For more than a decade scientists from the National Oceanography Centre in Southampton have been travelling to the subtropical Atlantic to collect data that provide important information about our changing climate. Just 15 miles from the sandy shores and coral reefs of the Bahamas the ocean floor plunges down to depths of over two-and-a-half miles. Along this steep slope dozens of sensitive instruments, known as the RAPID array, are deployed to monitor the currents that bring water as cold as 2°C from the far north of the ocean. In return, warm waters flow north at the ocean surface. It is the difference in temperature that provides the heat which affects our climate.
Heat is not the only important quantity carried by these currents. Huge quantities of carbon dioxide (CO2) is also being transported. The cooling of northward-flowing surface waters and intense biological activity in the North Atlantic lead to a strong reduction in concentrations of carbon dioxide at the surface.

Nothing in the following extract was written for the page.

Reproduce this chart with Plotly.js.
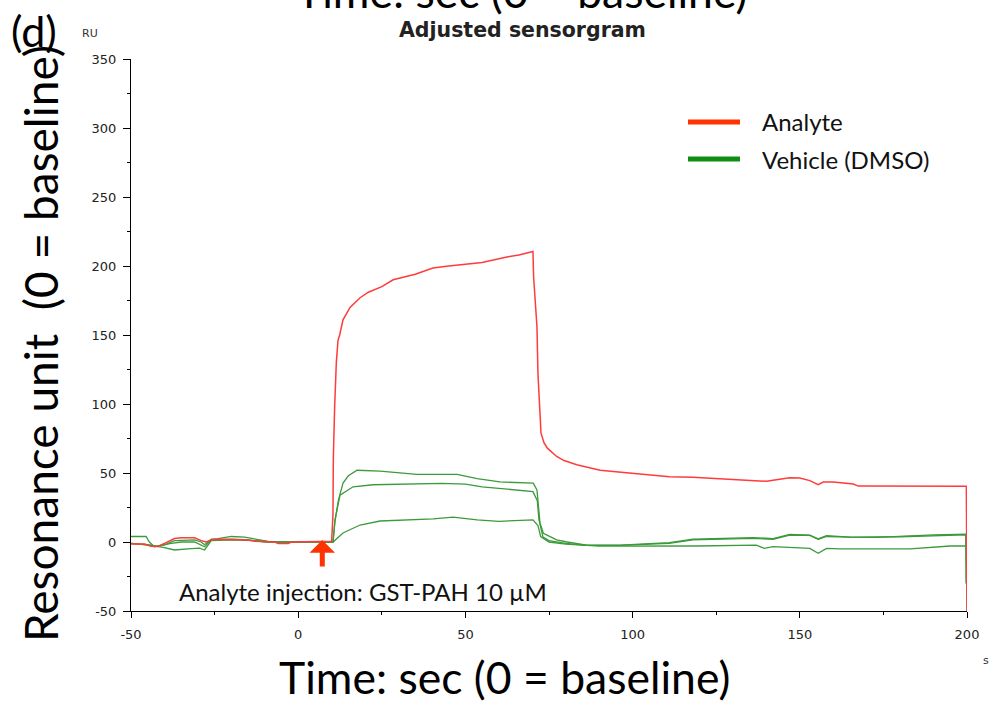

Together these drive the absorption of CO2 from the atmosphere prior to the waters sinking and returning southwards at depth, flowing past the Bahamas approximately ten years later. The CO2 derived from human activities, such as the burning of fossil fuels, is also taken up as part of this process. In fact, the oceans now remove approximately a quarter of all human-derived CO2, thus slowing the rate of greenhouse gas driven climate change. This year the team from the NOC will for the first time be retrieving data on the transport of carbon dioxide. As global temperatures increase and the oceans become warmer and more acidic, less carbon dioxide will be absorbed by the oceans. These new measurements will help us understand how fast these changes are happening and enable improvements in our capability to predict our climate.
Eighteen months ago, during the last expedition, oxygen, pH and pCO2 sensors were deployed alongside autonomous samplers collecting water to be analysed for dissolved inorganic carbon, total alkalinity, inorganic nutrients (phosphate, nitrate and silicate) and organic nitrogen. Until now most of these variables were only measured once or twice per decade. “Now we will have data every ten days, or for some variables, every four hours” explains Dr Pete Brown, “and this is going to radically change our understanding of the variability of the absorption and transport of carbon by the ocean”.
Data from the RAPID array on the transport of heat is widely used by climate scientists because the new knowledge and understanding obtained from these measurements helps to validate and to improve climate models. Reduction in uncertainties in model predictions underlines the importance of gathering data to monitor the actual changes. We expect that the new data on CO2 transport will be equally important.